The first glimmers of the new Government’s economic policies began to appear yesterday with the Reserve Bank’s reaction to the policies and then the former Finance Minister, Steven Joyce, challenging his replacement, Grant Robertson, during Question Time in Parliament.
But buried within the Bank’s Monetary Policy Statement were some serious questions about the direction the Government is going in.
Most notably it cast doubt on the effects of the proposal to build 10,000 new houses a year — the so-called Kiwibuild programme..
“Our working assumption is that the programme gradually scales up over time to a pace of 10,000 houses per year by the end of the projection horizon,” says the report.
“ Given existing pressure on resources in the construction sector, the aggregate boost to construction activity from this policy will depend on how resources are allocated to public and private sector activities.
“The Government intends to introduce a ‘KiwiBuild visa’ to support the supply of labour to high-need construction related trades.
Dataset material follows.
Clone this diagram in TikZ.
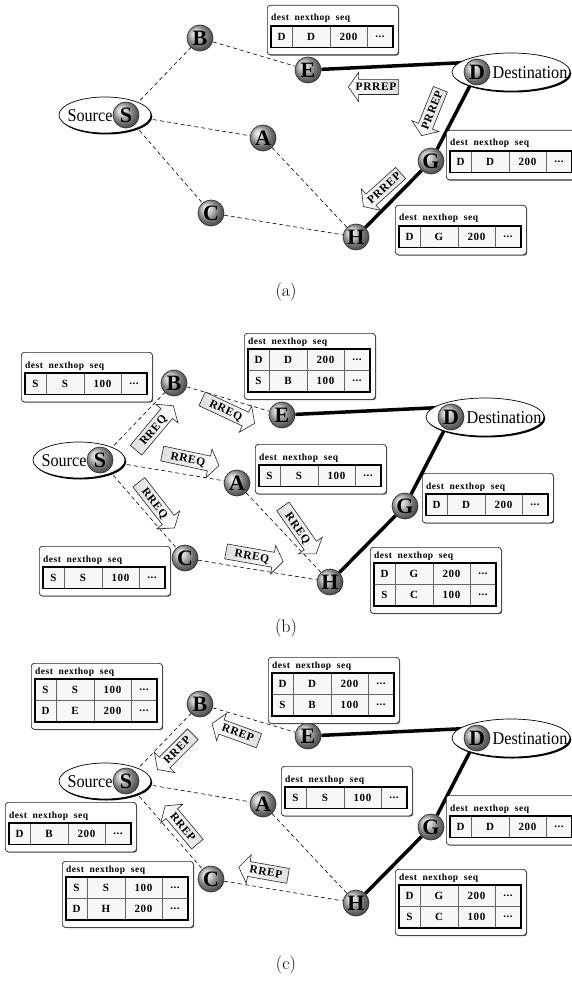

“While accompanying policy initiatives may alleviate capacity constraints to some extent, our working assumption is that around half of the proposed increase will be offset by a reduction in private sector activity. “
In other words, the Banks the Government will end up adding only a net 5000 houses to the total stock each year rather than the 10,000 it is claiming.
The Bank is also trying to work out how much the new Government plans to increase expenditure by.
The former Finance Minister, Steven Joyce, also took this question up at the new Parliament’s first Question Time yesterday.
Joyce returned to Labour’s Fiscal Plan in which e famously claimed during the election campaign to have found a $10 billion fiscal hole.
“Can the finance Minister then confirm that he doesn’t look at all stand by the numbers he presented in the Labour Party’s fiscal plan prior to the election?” asked Joyce.
“I have been absolutely clear that the commitment that we have made is that Government expenditure as a percentage of GDP will remain in line with the long-run historical trend,’ said Robertson which was a slight variation on the precise numbers included in the plan.
“Members on the other side of the House well know that we will now be looking at new revenue forecasts and, indeed, new growth forecasts.
“They will determine the exact numbers that are presented. “
The Fiscal plan actually projects Labour to have only very slightly surpluses smaller than National through to June 2018.
But the Reserve Bank yesterday said nominal government consumption is assumed to be around 3 percent (or around 0.5 percent of GDP) higher than projected in the August Statement.
“While the effects of tax changes announced in Budget 2017 have been removed from our projections, household consumption is supported by the Government’s Families Package.
“Taking together the effects of increased government consumption and changes to transfers and allowances, our working assumption is that household consumption is not substantially affected by higher government spending.”
Joyce is a bit premature in wanting to debate this now — much will depend on the half-yearly Fiscal and Economic Update due next month.
There has been speculation that this could be accompanied by a mini-Budget.
Whether it does or not it is likely to have the impact of a Budget as it attempts to answer the question of how much Labour will spend — and what that will do to the surpluses.